At the community of Hollywood Hills, on First Lake, a woman flags down Riolo for advice about handling a stalker. Later, the driver of a van on the side of the road needs directions to Bald Mountain. On Route 28, an SUV swerves. The driver admits to drinking one cocktail. Riolo gives her a sobriety test; she passes and continues on her way.

The rest of his shift—a relatively uneventful one—brings him all over town. Riolo drives through YMCA Camp Gorham, in Eagle Bay, where the staff, finished for the season, sit around a campfire and wave. He passes through the security gate at the Adirondack League Club, a 50,000-acre enclave with private homes and lakes and members that include notables such as actor Kevin Bacon. Riolo drives through Thendara, Eagle Bay, to Big Moose. At one point he turns around in the parking lot of Daikers, a bar on Fourth Lake. Someone outside the bar gives him the finger. After midnight Riolo will be called back here to break up a fight.

Riolo executes his responsibilities with kindness, patience and professionalism. The 33-year-old has been with the Town of Webb PD since 2016. He grew up in Rome, where he worked for the Rome Police Department for 10 years. Like Johnston, he’s connected to the Adirondacks. When he was a kid his parents had a camp in Otter Lake, where he’d swim and fish. Today his favorite way to spend time off-duty is white-water kayaking. Riolo says the diversity of Webb’s terrain and his job—the parts that make it challenging—“are also what make it interesting.”


“Some people come here
with a Wild West mentality, says Johnston. “They think, I’m on vacation, and all rules go out the window.”

Police are often called to Old Forge Camping Resort, a 130-acre labyrinth with 60 cottages, 132 cabins and more than 800 sites for tents and RVs. Tempers flare over the volume of music; sometimes intoxicated campers start fights. Nearby, Enchanted Forest Water Safari is another frequent stop for police. At the attraction, which claims to be the largest water theme park in the state, long lines, heat and alcohol can fuel disagreements.      

Police answer domestic disputes. There are boat accidents. Last September on Fourth Lake, a man driving a powerboat ran over a couple in a rowboat, causing serious injuries. There are property disputes, robberies, shootings and drownings. People set off illegal fireworks. The police assist EMTs and forest rangers who treat heart attacks, and twisted ankles that happen on hiking trails. People get lost. At private camps, security alarms go off—sometimes accidentally triggered by owners or raccoons. Bears must be shooed from trees or backyards. Animals collide with motor vehicles. Near Eagle Bay, Johnston himself almost hit a bull moose while riding his Enduro bike. People speed or drive while intoxicated. On Sundays—changeover day—arguments break out at gas pumps and parking lots. “We see the ugly side of the Adirondacks,” says Johnston.
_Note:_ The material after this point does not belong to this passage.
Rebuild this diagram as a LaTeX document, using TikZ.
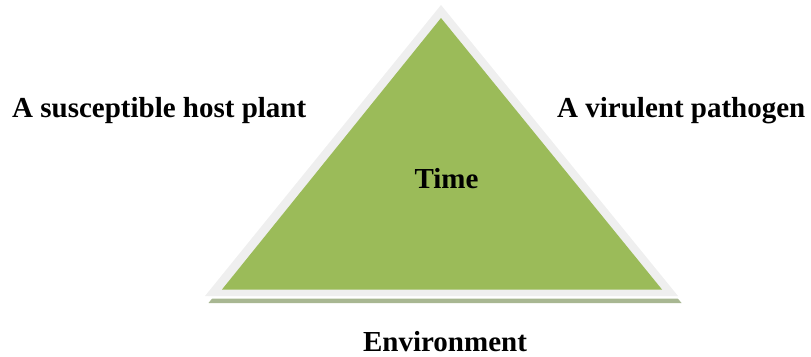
\documentclass[tikz,border=0pt]{standalone}
\usepackage{fontspec}
\setmainfont{Liberation Serif}
\begin{document}
\begin{tikzpicture}[x=1pt,y=-1pt,
  label/.style={font=\fontsize{29}{34}\selectfont\bfseries, inner sep=0pt, text=black},
  face/.style={fill=triGreen},
  rim/.style={fill=rimGray},
  shade/.style={fill=shadeGreen}]
\definecolor{triGreen}{HTML}{9BBB59}
\definecolor{rimGray}{HTML}{EFEFEF}
\definecolor{shadeGreen}{HTML}{A8B792}
\useasboundingbox (0,0) rectangle (811,356);
% corner points of the outer rim
\coordinate (top) at (441,5);
\coordinate (bl) at (205,296);
\coordinate (br) at (678,296);
% drop shadow and the white gap above it
\fill[shade] ([shift={(3.5,7)}]top) -- ([shift={(3.5,7)}]bl) -- ([shift={(3.5,7)}]br) -- cycle;
\fill[white] ([shift={(1,2.5)}]top) -- ([shift={(1,2.5)}]bl) -- ([shift={(1,2.5)}]br) -- cycle;
% light rim and green face
\fill[rim] (top) -- (bl) -- (br) -- cycle;
\fill[face] (441,18) -- (222,289.5) -- (662,289.5) -- cycle;
% labels
\node[label, anchor=base west] (host) at (12,117) {A susceptible host plant};
\node[label, anchor=base west] (pathogen) at (557,117) {A virulent pathogen};
\node[label, anchor=base] (time) at (446.5,188) {Time};
\node[label, anchor=base] (env) at (445,351) {Environment};
\end{tikzpicture}
\end{document}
The chief’s phone rings at all hours. Perhaps in his most exhausted moments, his ring tone reminds him why he chose this path. But the biggest thing that keeps Johnston awake at night, he says, is “wondering just how long it’ll take to get there.”


At press time most businesses
across the state are shut down because of COVID-19. The last few months Chief Johnston has seen lights on at private camps in Big Moose, Stillwater and Okara Lakes—places usually shuttered until Memorial Day.

Enchanted Forest Water Safari says it’s opening, Old Forge Camping Resort, too. But what of the town’s shops, galleries, boat tours and hotels and resorts? Will the international workers who are vital seasonal employees be permitted to enter the country?   

It’s an uncertain time.

Johnston worries about his community, about the future of its businesses, and the logistics of keeping people safe. All he can do, he says, is “take it day by day.”